Consider the following 2 scenarios -

Scenario 1 - Alice and Bob compete with each other in sports tournaments. They share their knowledge and learnings and push each other to get better. They respect one another in the sports arena and share a good laugh outside. They attribute one anothers’ success to their rivalry. Tennis fans might think of Federer and Nadal as they read this.

Scenario 2 - CompanyA and CompanyB are in the same industry/domain and are competing with each other for the highest market-share. They steal ideas from one another and would do anything to stay ahead of the competition. Rather than focusing on innovation and gaining a competitive edge, they run marketing ads criticizing, making fun and pulling each other down.

Scenario 1 is healthy competition and Scenario 2 isn’t. As Peter Thiel says in his book Zero To One, unhealthy competition means no profit for anybody and just a struggle for survival.

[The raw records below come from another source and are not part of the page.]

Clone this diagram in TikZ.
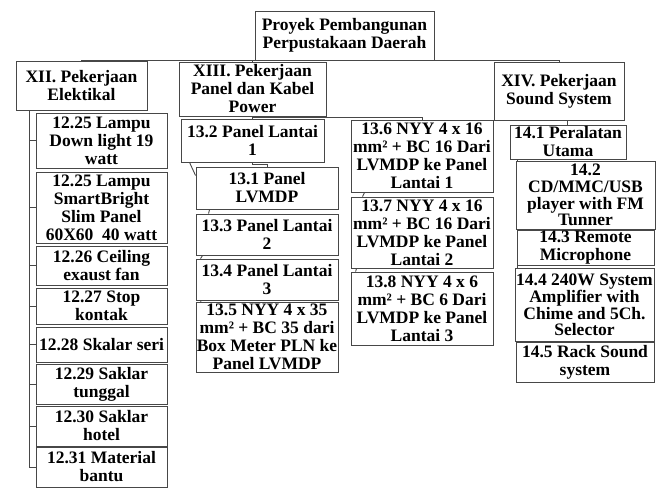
\documentclass[tikz,border=0pt]{standalone}
\usepackage{fontspec}
\setmainfont{Liberation Serif}
\begin{document}
\begin{tikzpicture}[x=1pt,y=-1pt,
  box/.style={draw=black!72, line width=0.9pt, fill=white, inner sep=0pt, align=center,
    font=\fontsize{17.5}{18}\selectfont\bfseries, text=black},
  tight/.style={font=\fontsize{17.5}{16.8}\selectfont\bfseries},
  conn/.style={draw=black!72, line width=0.9pt}]
\useasboundingbox (0,0) rectangle (670,488);
% top level
\node[box, minimum width=179pt, minimum height=49pt] (root) at (344.5,35.5) {Proyek Pembangunan\\Perpustakaan Daerah};
\node[box, minimum width=131pt, minimum height=49pt] (xii) at (81.5,85.5) {XII. Pekerjaan\\Elektikal};
\node[box, minimum width=147pt, minimum height=54pt] (xiii) at (252.5,89) {XIII. Pekerjaan\\Panel dan Kabel\\Power};
\node[box, minimum width=130pt, minimum height=58pt] (xiv) at (559,91) {XIV. Pekerjaan\\Sound System};
% XII children
\node[box, minimum width=131pt, minimum height=55pt] (a1) at (101.5,140.5) {12.25 Lampu\\Down light 19\\watt};
\node[box, minimum width=131pt, minimum height=71pt] (a2) at (101.5,207.5) {12.25 Lampu\\SmartBright\\Slim Panel\\60X60\ \ 40 watt};
\node[box, minimum width=131pt, minimum height=39pt] (a3) at (101.5,265.5) {12.26 Ceiling\\exaust fan};
\node[box, minimum width=131pt, minimum height=36pt] (a4) at (101.5,306) {12.27 Stop\\kontak};
\node[box, minimum width=131pt, minimum height=35pt] (a5) at (101.5,344.5) {12.28 Skalar seri};
\node[box, minimum width=131pt, minimum height=40pt] (a6) at (101.5,384) {12.29 Saklar\\tunggal};
\node[box, minimum width=131pt, minimum height=40pt] (a7) at (101.5,426) {12.30 Saklar\\hotel};
\node[box, minimum width=131pt, minimum height=40pt] (a8) at (101.5,467) {12.31 Material\\bantu};
% XIII children
\node[box, minimum width=143pt, minimum height=43pt] (b2) at (252.5,140.5) {13.2 Panel Lantai\\1};
\node[box, minimum width=142pt, minimum height=42pt] (b1) at (267,188) {13.1 Panel\\LVMDP};
\node[box, minimum width=142pt, minimum height=41pt] (b3) at (267,234.5) {13.3 Panel Lantai\\2};
\node[box, minimum width=142pt, minimum height=41pt] (b4) at (267,279.5) {13.4 Panel Lantai\\3};
\node[box, minimum width=142pt, minimum height=70pt] (b5) at (267,337) {13.5 NYY 4 x 35\\mm² + BC 35 dari\\Box Meter PLN ke\\Panel LVMDP};
\node[box, minimum width=142pt, minimum height=72pt] (c6) at (422,156) {13.6 NYY 4 x 16\\mm² + BC 16 Dari\\LVMDP ke Panel\\Lantai 1};
\node[box, minimum width=142pt, minimum height=71pt] (c7) at (422,232.5) {13.7 NYY 4 x 16\\mm² + BC 16 Dari\\LVMDP ke Panel\\Lantai 2};
\node[box, minimum width=142pt, minimum height=73pt] (c8) at (422,308.5) {13.8 NYY 4 x 6\\mm² + BC 6 Dari\\LVMDP ke Panel\\Lantai 3};
% XIV children
\node[box, minimum width=116pt, minimum height=34pt] (d1) at (568,142) {14.1 Peralatan\\Utama};
\node[box, tight, minimum width=139pt, minimum height=68pt] (d2) at (585.5,195) {14.2\\CD/MMC/USB\\player with FM\\Tunner};
\node[box, minimum width=137pt, minimum height=35pt] (d3) at (585.5,247.5) {14.3 Remote\\Microphone};
\node[box, tight, minimum width=139pt, minimum height=73pt] (d4) at (584.5,305) {14.4 240W System\\Amplifier with\\Chime and 5Ch.\\Selector};
\node[box, minimum width=138pt, minimum height=40pt] (d5) at (585,362) {14.5 Rack Sound\\system};
% connectors
\draw[conn] (xii.north) -- (xii.north |- root.south) -- (xiv.north |- root.south) -- (xiv.north);
\draw[conn] (xiii.north) -- (xiii.north |- root.south);
\coordinate (xl) at (29,110);
\draw[conn] (xl) |- (a8.west);
\foreach \n in {a1,a2,a3,a4,a5,a6,a7} {\draw[conn] (\n.west) -- (\n.west -| xl);}
\draw[conn] (xiii.south) -- (b2.north);
\draw[conn] ([yshift=-1pt]xiii.south) -| (c6.north);
\draw[conn] (b2.south) -- ++(0,1.5) -| (b1.north);
\draw[conn] ([xshift=9pt]b2.south west) -- ([yshift=-9pt]b1.north west);
\draw[conn] ([xshift=14pt]b1.south west) -- ([xshift=13pt]b3.north west);
\draw[conn] ([xshift=7pt]b3.south west) -- ([xshift=5pt]b4.north west);
\draw[conn] ([xshift=6pt]b4.south west) -- ([xshift=5pt]b5.north west);
\draw[conn] ([xshift=14pt]c6.south west) -- ([xshift=12pt]c7.north west);
\draw[conn] ([xshift=6pt]c7.south west) -- ([xshift=5pt]c8.north west);
\draw[conn] ([xshift=3pt]xiv.south) -- ++(5,0) -- ([xshift=-1pt]d1.north);
\draw[conn] ([xshift=8pt]d1.south west) -- ([xshift=2pt]d2.north west);
\draw[conn] ([xshift=2pt]d2.south west) -- ([xshift=1pt]d3.north west);
\draw[conn] ([xshift=1pt]d3.south west) -- ([xshift=3pt]d4.north west);
\end{tikzpicture}
\end{document}
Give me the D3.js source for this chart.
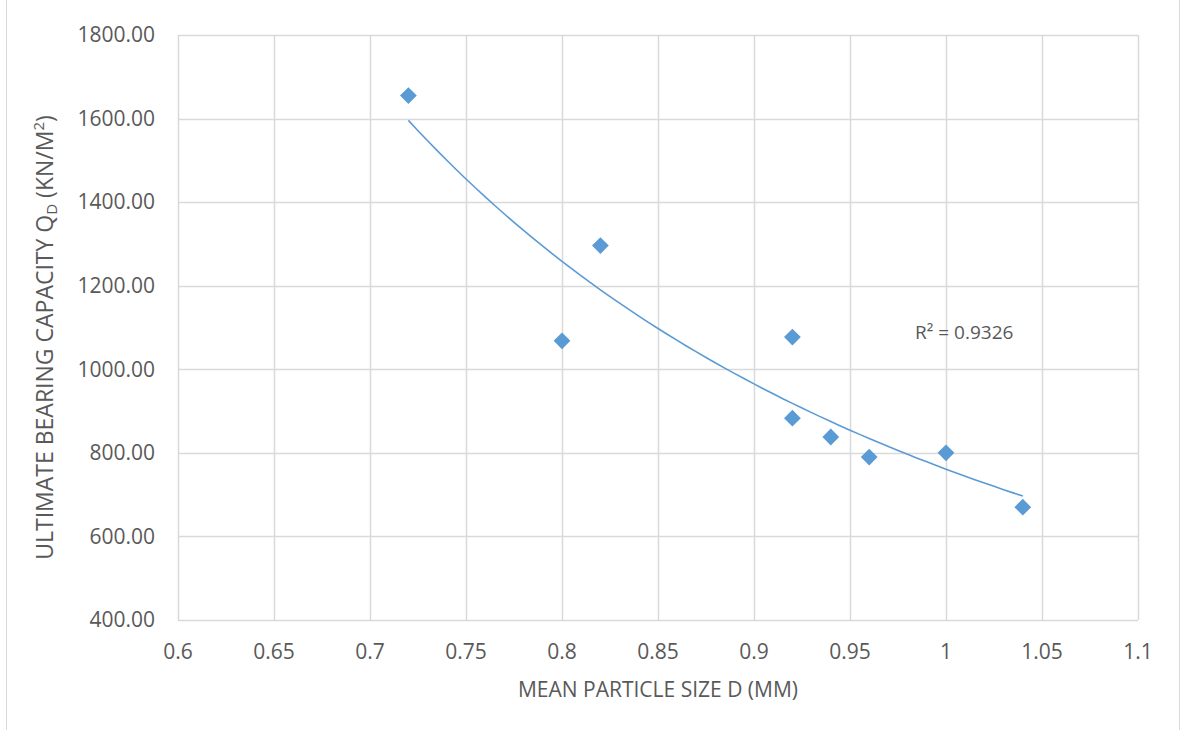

You’ve Crossed the Line IF

You’re overly competitive if -

  1. You mainly focus on others’ results and achievements.
  2. You focus on the end goal and not the process.
  3. You lie, scheme or hide information to gain an unfair advantage.
  4. You get jealous when your friend succeeds.
  5. You want to win even at the cost of an important relationship.
  6. You fail to get innovative or creative for the fear of losing out on the competition.
  7. You focus on the short term gains vs the long term investment.
  8. You’re competitive 24/7 - even in your personal life.
  9. You always give excuses for your failure and for another’s success.
  10. You would choose the win-lose option without considering if there is a win-win scenario.
Overly Competitive

How NOT to be Overly-Competitive

  1. Compete with yourself - Give your 100% and be happy with that :)
  2. Focus on the Process and not on the Result - One way to do this is to do what you like.
  3. Allot time to spend your competitive energy - Some of us might have a competitive nature. Spend this energy by competing in a sport tournament or any scenario where you’re expected to compete.
  4. Invest In Your Friend’s Success - Even if you and your friend are competing against each other, invest in their success. This will make you play fair and also avoid the jealousy.
  5. Empathize and be compassionate - Learn to think win-win and not win-lose (when possible).